Are retirement concerns keeping you up at night? The Cheat Sheet spoke to Lou Cannataro, wealth management adviser at Cannataro Park Avenue Financial. He told us what goes into creating a solid retirement plan. He also discussed how retirement planning sometimes involves a reality check when it comes to current spending and savings habits. Here’s what Cannataro had to say.

The Cheat Sheet: What’s the first step when meeting with an adviser?

Lou Cannataro: From the beginning of a client relationship, a good adviser should start with a detailed financial plan that lays out where an individual is compared to where they want to be concerning all their different financial goals. It should highlight the probability of success, what needs to be done to get there, and most importantly, how realistic the goals are from the beginning.


CS: Should a retirement saver be concerned if they’re not on target with retirement goals?

LC: Whether a client needs $1 million or $10 million to comfortably retire, being “off target” should never be a surprise. An individual just starting to plan needs a good reality check on what they want out of life compared to what they have already created and their ability to increase their net worth over their working years based on their income, spending/saving habits, and commitment to achieving their goals.


CS: What’s the mark of a good adviser?

LC: In the end, a good financial adviser delivers not only a realistic view of your goals, but initiates and drives the most important hard-hitting conversations in an adviser/client relationship.

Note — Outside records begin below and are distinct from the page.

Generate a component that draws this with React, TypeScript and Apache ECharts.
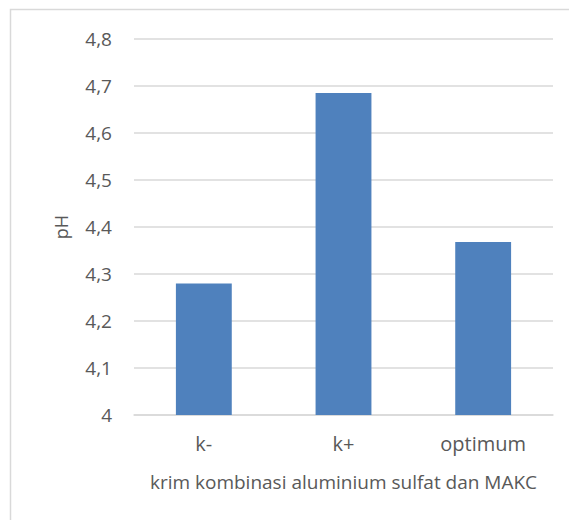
import React, { useEffect, useRef } from "react";
import * as echarts from "echarts";

const categories = ["k-", "k+", "optimum"];
const phValues = [4.28, 4.685, 4.368];
const yMin = 4;
const yMax = 4.8;
const yStep = 0.1;
const xAxisTitle = "krim kombinasi aluminium sulfat dan MAKC";
const yAxisTitle = "pH";

export default function App() {
  const ref = useRef<HTMLDivElement>(null);
  useEffect(() => {
    const chart = echarts.init(ref.current!, null, { renderer: "svg" });
    const font = "'Open Sans', sans-serif";
    chart.setOption({
      animation: false,
      backgroundColor: "#ffffff",
      graphic: [
        {
          type: "rect",
          shape: { x: 10.5, y: 9.5, width: 600, height: 600 },
          style: { fill: "none", stroke: "#d9d9d9", lineWidth: 1.5 },
          silent: true,
        },
      ],
      grid: { left: 134, right: 16, top: 39, bottom: 105 },
      xAxis: {
        type: "category",
        data: categories,
        axisTick: { show: false },
        axisLine: { lineStyle: { color: "#d9d9d9", width: 1.5 } },
        axisLabel: { color: "#595959", fontSize: 20, fontFamily: font, margin: 18 },
        name: xAxisTitle,
        nameLocation: "middle",
        nameGap: 57,
        nameTextStyle: { color: "#595959", fontSize: 19, fontFamily: font },
      },
      yAxis: {
        type: "value",
        min: yMin,
        max: yMax,
        interval: yStep,
        axisLine: { show: false },
        axisTick: { show: false },
        splitLine: { lineStyle: { color: "#d9d9d9", width: 1.5 } },
        axisLabel: {
          color: "#595959",
          fontSize: 19,
          fontFamily: font,
          margin: 22,
          formatter: (v: number) => {
            const s = Number(v.toFixed(1));
            return (Number.isInteger(s) ? String(s) : s.toFixed(1)).replace(".", ",");
          },
        },
        name: yAxisTitle,
        nameLocation: "middle",
        nameGap: 64,
        nameRotate: 90,
        nameTextStyle: { color: "#595959", fontSize: 18, fontFamily: font },
      },
      series: [
        {
          type: "bar",
          data: phValues,
          barWidth: "40%",
          itemStyle: { color: "#4f81bd" },
        },
      ],
    });
    return () => chart.dispose();
  }, []);
  return (
    <div
      ref={ref}
      style={{ position: "fixed", left: 0, top: 0, width: 569, height: 520 }}
    />
  );
}
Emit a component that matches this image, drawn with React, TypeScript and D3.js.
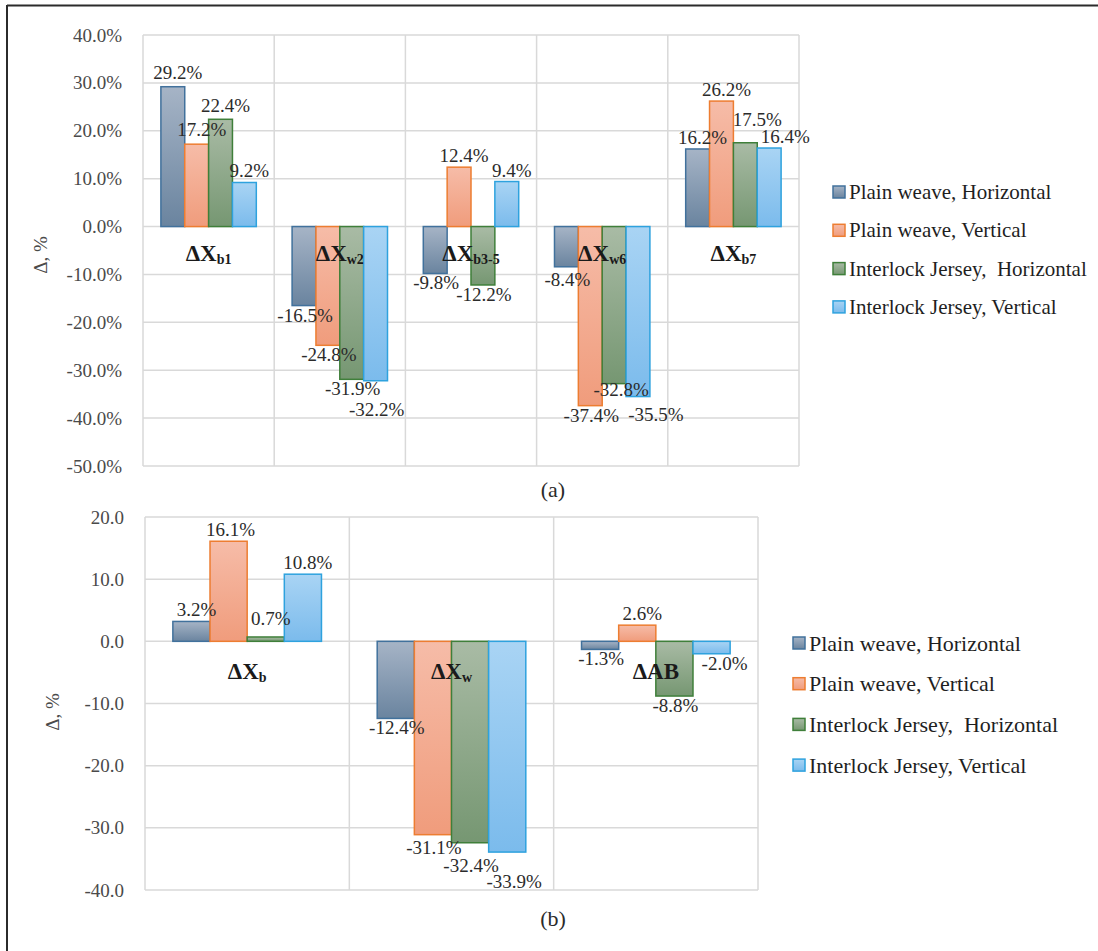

The adviser needs to look the client in the eyes and at times tell the client, “unless you change your spending habits, increase income, and/or fully commit to a systematic saving/investing process, your goals are unobtainable.” Based on your current situation this is what retirement is going to look like.

Either we adjust your goals/expectations now to be realistic with your current situation, or follow these necessary steps outlined in the planning to get you on track. Either way, a good advisor is there every step of the way, reviewing progress and making sure their client stays true to their goals.


CS: What’s an important question retirement savers don’t ask but should?

LC: Many will ask, “will I be able to retire, what is my ‘number’ to retire, what are the best vehicles to save for retirement?” What many fail to ask themselves is, am I ready to commit to planning for the future?


CS: Why don’t retirement savers ask themselves if they’re ready to commit?

LC: This is when the conversation gets real. This is when our human nature to value more the desires to consider/chase what one can do, enjoy, or consume now versus planning for later. What one thinks their life should be like or that they deserve now, in the beginning, will consume most of their consideration and disposable cash flow. This is especially true if they socialize with individuals in a similar mindset and/or live in the same neighborhood. Some may be lucky enough to live/consume the way their friends/family see them do and still adequately save so they can maintain a comfortable lifestyle down the road. Most, however, are hoping their income will increase later and then they will start to commit to the future.


CS: What are some of your clients’ biggest obstacles to retirement planning?

LC: Sometimes our clients’ greatest obstacle is themselves. If we can get our clients to come up for air at least twice a year and have deep, meaningful conversations about what is going on in their lives, and more importantly, what needs to be changed for them to feel they are accomplishing their goals, not only do these questions get addressed head on but also answered straight out. Quite often the things we think we need are just items we want, and for the most part for all the wrong reasons.